Problem statement: Find every line with the word "size". Copy those lines.

Source data:
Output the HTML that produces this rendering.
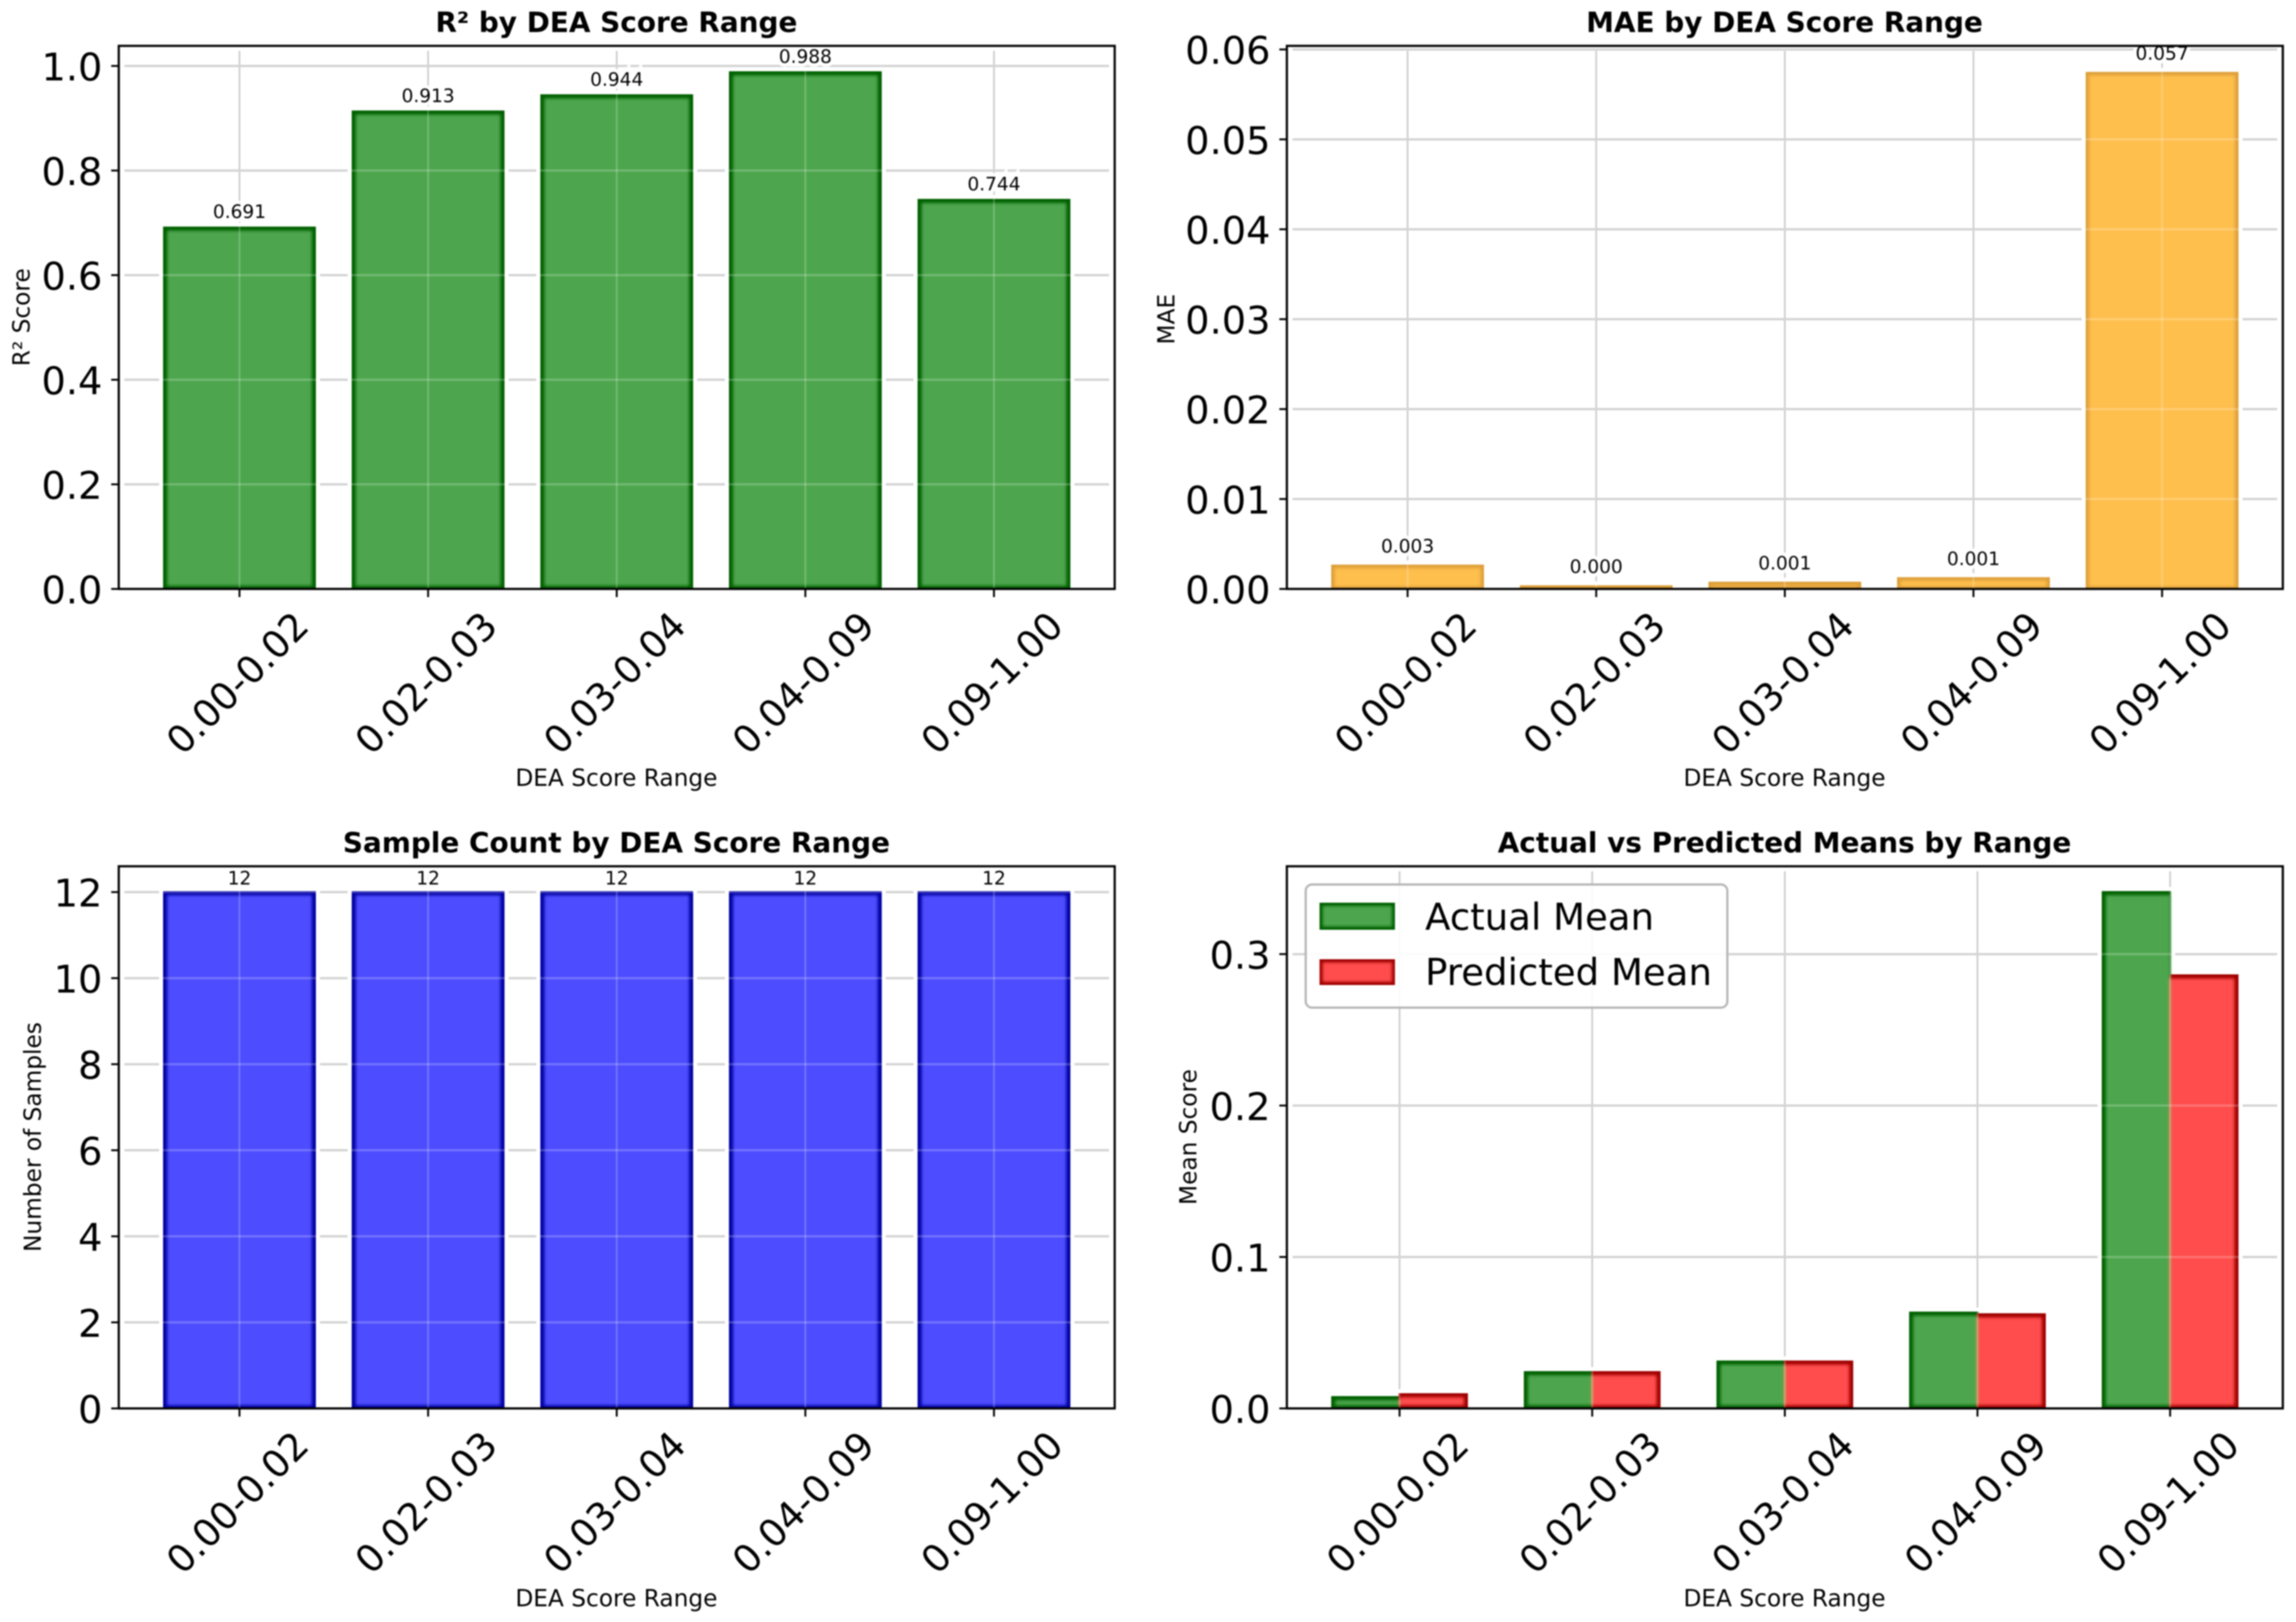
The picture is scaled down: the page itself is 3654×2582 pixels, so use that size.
<!DOCTYPE html>
<html lang="en">
<head>
<meta charset="utf-8">
<title>DEA Score Range Metrics</title>
<style>
  html, body { margin: 0; padding: 0; background: #fff; }
  body { width: 3654px; height: 2582px; overflow: hidden; }
  svg { display: block; filter: blur(1px); font-family: "DejaVu Sans", "Liberation Sans", sans-serif; }
  .title { font-size: 44.4px; font-weight: 700; text-anchor: middle; fill: #000; }
  .axis-label { font-size: 37px; text-anchor: middle; fill: #000; }
  .legend-text { font-size: 59px; fill: #000; }
</style>
</head>
<body>
<svg id="figure" xmlns="http://www.w3.org/2000/svg" width="3654" height="2582" viewBox="0 0 3654 2582">
  <defs>
    <filter id="soft-fill" x="-5%" y="-5%" width="110%" height="110%">
      <feGaussianBlur stdDeviation="2.5"/>
    </filter>
  </defs>
  <rect x="0" y="0" width="3654" height="2582" fill="#ffffff"/>
  <g id="marks"></g>

  <text class="title" x="981" y="51">R² by DEA Score Range</text>
  <text class="title" x="2840" y="51">MAE by DEA Score Range</text>
  <text class="title" x="981" y="1357">Sample Count by DEA Score Range</text>
  <text class="title" x="2840" y="1357">Actual vs Predicted Means by Range</text>

  <text class="axis-label" x="981" y="1251">DEA Score Range</text>
  <text class="axis-label" x="2840" y="1251">DEA Score Range</text>
  <text class="axis-label" x="981" y="2557">DEA Score Range</text>
  <text class="axis-label" x="2840" y="2557">DEA Score Range</text>

  <text class="axis-label" transform="translate(47 505) rotate(-90)">R² Score</text>
  <text class="axis-label" transform="translate(1869 508) rotate(-90)">MAE</text>
  <text class="axis-label" transform="translate(65 1810) rotate(-90)">Number of Samples</text>
  <text class="axis-label" transform="translate(1904 1810) rotate(-90)">Mean Score</text>

  <g>
    <rect x="2078" y="1408" width="671" height="196" rx="10" ry="10" fill="#ffffff" fill-opacity="0.9" stroke="#b5b5b5" stroke-width="3.5"/>
    <rect x="2100" y="1437" width="120" height="43" fill="#006000"/>
    <rect x="2105" y="1442" width="110" height="33" fill="#4da64d" filter="url(#soft-fill)"/>
    <text class="legend-text" x="2268" y="1480">Actual Mean</text>
    <rect x="2100" y="1527" width="120" height="41" fill="#a00000"/>
    <rect x="2105" y="1532" width="110" height="31" fill="#ff4d4d" filter="url(#soft-fill)"/>
    <text class="legend-text" x="2268" y="1568">Predicted Mean</text>
  </g>
</svg>

<script>
// ----- Chart data -----
const categories = ['0.00-0.02', '0.02-0.03', '0.03-0.04', '0.04-0.09', '0.09-1.00'];
const r2Values = [0.691, 0.913, 0.944, 0.988, 0.744];
const maeValues = [0.0026, 0.0003, 0.0007, 0.0012, 0.0574];
const sampleCounts = [12, 12, 12, 12, 12];
const actualMeans = [0.0075, 0.024, 0.031, 0.0633, 0.341];
const predictedMeans = [0.0094, 0.024, 0.031, 0.0622, 0.286];
const r2Ticks = ['0.0', '0.2', '0.4', '0.6', '0.8', '1.0'];
const maeTicks = ['0.00', '0.01', '0.02', '0.03', '0.04', '0.05', '0.06'];
const sampleTicks = ['0', '2', '4', '6', '8', '10', '12'];
const meanTicks = ['0.0', '0.1', '0.2', '0.3'];

const SVG_NS = 'http://www.w3.org/2000/svg';
const marks = document.getElementById('marks');

function make(tag, attrs, parent, text) {
  const node = document.createElementNS(SVG_NS, tag);
  for (const key in attrs) node.setAttribute(key, attrs[key]);
  if (text !== undefined) node.textContent = text;
  parent.appendChild(node);
  return node;
}

function xScale(panel) {
  return function (v) {
    return panel.left + (v - panel.xMin) / (panel.xMax - panel.xMin) * (panel.right - panel.left);
  };
}

function yScale(panel) {
  return function (v) {
    return panel.bottom - v / panel.yMax * (panel.bottom - panel.top);
  };
}

function drawPanel(panel) {
  const x = xScale(panel);
  const y = yScale(panel);
  const group = make('g', {}, marks);
  
  

  // Grid under the bars
  panel.ticks.forEach(function (label) {
    const py = y(parseFloat(label));
    if (parseFloat(label) === 0) return;
    const line = make('line', { x1: panel.left + 9, x2: panel.right - 9, y1: py, y2: py, stroke: '#c6c6c6', 'stroke-width': 3.5 }, group);
    
    
  });
  categories.forEach(function (cat, i) {
    const line = make('line', { x1: x(i), x2: x(i), y1: panel.top + 8, y2: panel.bottom, stroke: '#b8b8b8', 'stroke-width': 2.5 }, group);
    
    
  });

  // White halo around the bars
  panel.series.forEach(function (series) {
    series.values.forEach(function (value, i) {
      const x0 = x(i + series.offset - panel.barWidth / 2);
      const x1 = x(i + series.offset + panel.barWidth / 2);
      const y0 = y(value);
      const y1 = y(0);
      make('rect', { x: x0 - 8, y: y0 - 8, width: x1 - x0 + 16, height: y1 - y0 + 8, fill: '#ffffff' }, group);
    });
  });

  // Bars: dark edge silhouette
  panel.series.forEach(function (series) {
    series.values.forEach(function (value, i) {
      const x0 = x(i + series.offset - panel.barWidth / 2) - 1.5;
      const x1 = x(i + series.offset + panel.barWidth / 2) + 1.5;
      const y0 = y(value) - 1.5;
      const y1 = y(0);
      const bar = make('rect', { x: x0, y: y0, width: x1 - x0, height: Math.max(y1 - y0, 0), fill: series.edge }, group);
      
      
    });
  });

  // Bars: softened inner fill; adjacent paired bars have no dark edge where they meet
  const fills = make('g', { filter: 'url(#soft-fill)' }, group);
  
  
  panel.series.forEach(function (series) {
    series.values.forEach(function (value, i) {
      const x0 = x(i + series.offset - panel.barWidth / 2) + series.insetLeft;
      const x1 = x(i + series.offset + panel.barWidth / 2) - series.insetRight;
      const y0 = y(value) + panel.inset;
      const y1 = y(0) - panel.inset;
      const inner = make('rect', { x: x0, y: y0, width: Math.max(x1 - x0, 0), height: Math.max(y1 - y0, 0), fill: series.fill }, fills);
      
      
    });
  });

  // Light grid traces over the bars (invisible on the white background)
  panel.ticks.forEach(function (label) {
    const py = y(parseFloat(label));
    if (parseFloat(label) === 0) return;
    make('line', { x1: panel.left + 9, x2: panel.right - 9, y1: py, y2: py, stroke: '#ffffff', 'stroke-opacity': 0.22, 'stroke-width': 3.5 }, group);
  });
  categories.forEach(function (cat, i) {
    make('line', { x1: x(i), x2: x(i), y1: panel.top + 8, y2: panel.bottom, stroke: '#ffffff', 'stroke-opacity': 0.25, 'stroke-width': 2.5 }, group);
  });

  // Value labels above the bars
  if (panel.labels) {
    panel.labels.forEach(function (value, i) {
      const text = make('text', { x: x(i), y: y(panel.series[0].values[i]) - panel.labelGap, 'text-anchor': 'middle', 'font-size': 29.5, fill: '#000', stroke: '#fff', 'stroke-width': 12, 'stroke-opacity': 0.9, 'paint-order': 'stroke' }, group, panel.labelFormat(value));
      
      
    });
  }

  // Frame
  const frame = make('rect', { x: panel.left, y: panel.top, width: panel.right - panel.left, height: panel.bottom - panel.top, fill: 'none', stroke: '#000', 'stroke-width': 3.5 }, group);
  
  

  // Y ticks
  panel.ticks.forEach(function (label) {
    const py = y(parseFloat(label));
    const tick = make('line', { x1: panel.left - 12, x2: panel.left, y1: py, y2: py, stroke: '#000', 'stroke-width': 3 }, group);
    
    
    const text = make('text', { x: panel.left - 26, y: py + 23, 'text-anchor': 'end', 'font-size': 61, fill: '#000' }, group, label);
    
    
  });

  // X ticks
  categories.forEach(function (cat, i) {
    const tick = make('line', { x1: x(i), x2: x(i), y1: panel.bottom, y2: panel.bottom + 13, stroke: '#000', 'stroke-width': 3 }, group);
    
    
    const text = make('text', { transform: 'translate(' + (x(i) - 4) + ' ' + (panel.bottom + 149) + ') rotate(-45)', y: 22, 'text-anchor': 'middle', 'font-size': 60, fill: '#000' }, group, cat);
    
    
  });
}

function threeDecimals(v) { return v.toFixed(3); }
function integerLabel(v) { return String(v); }

drawPanel({
  name: 'r2', left: 189, right: 1774, top: 73, bottom: 937.5,
  xMin: -0.64, xMax: 4.64, yMax: 1.0384, barWidth: 0.8, inset: 5, ticks: r2Ticks,
  series: [{ key: 'r2', values: r2Values, offset: 0, insetLeft: 5, insetRight: 5, fill: '#4da64d', edge: '#006000' }],
  labels: r2Values, labelGap: 15, labelFormat: threeDecimals
});
drawPanel({
  name: 'mae', left: 2048, right: 3633, top: 73, bottom: 937.5,
  xMin: -0.64, xMax: 4.64, yMax: 0.0604, barWidth: 0.8, inset: 4, ticks: maeTicks,
  series: [{ key: 'mae', values: maeValues, offset: 0, insetLeft: 4, insetRight: 4, fill: '#ffbf4d', edge: '#dd9f3a' }],
  labels: maeValues, labelGap: 21, labelFormat: threeDecimals
});
drawPanel({
  name: 'sample-count', left: 189, right: 1774, top: 1379, bottom: 2242,
  xMin: -0.64, xMax: 4.64, yMax: 12.6, barWidth: 0.8, inset: 5, ticks: sampleTicks,
  series: [{ key: 'count', values: sampleCounts, offset: 0, insetLeft: 5, insetRight: 5, fill: '#4d4dff', edge: '#0000a0' }],
  labels: sampleCounts, labelGap: 12, labelFormat: integerLabel
});
drawPanel({
  name: 'means', left: 2048, right: 3633, top: 1379, bottom: 2242,
  xMin: -0.585, xMax: 4.585, yMax: 0.358, barWidth: 0.35, inset: 5, ticks: meanTicks,
  series: [
    { key: 'actual', values: actualMeans, offset: -0.175, insetLeft: 5, insetRight: 0, fill: '#4da64d', edge: '#006000' },
    { key: 'predicted', values: predictedMeans, offset: 0.175, insetLeft: 0, insetRight: 5, fill: '#ff4d4d', edge: '#a00000' }
  ]
});
</script>
</body>
</html>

Expected answer:
The picture is scaled down: the page itself is 3654×2582 pixels, so use that size.
  .title { font-size: 44.4px; font-weight: 700; text-anchor: middle; fill: #000; }
  .axis-label { font-size: 37px; text-anchor: middle; fill: #000; }
  .legend-text { font-size: 59px; fill: #000; }
      const text = make('text', { x: x(i), y: y(panel.series[0].values[i]) - panel.labelGap, 'text-anchor': 'middle', 'font-size': 29.5, fill: '#000', stroke: '#fff', 'stroke-width': 12, 'stroke-opacity': 0.9, 'paint-order': 'stroke' }, group, panel.labelFormat(value));
    const text = make('text', { x: panel.left - 26, y: py + 23, 'text-anchor': 'end', 'font-size': 61, fill: '#000' }, group, label);
    const text = make('text', { transform: 'translate(' + (x(i) - 4) + ' ' + (panel.bottom + 149) + ') rotate(-45)', y: 22, 'text-anchor': 'middle', 'font-size': 60, fill: '#000' }, group, cat);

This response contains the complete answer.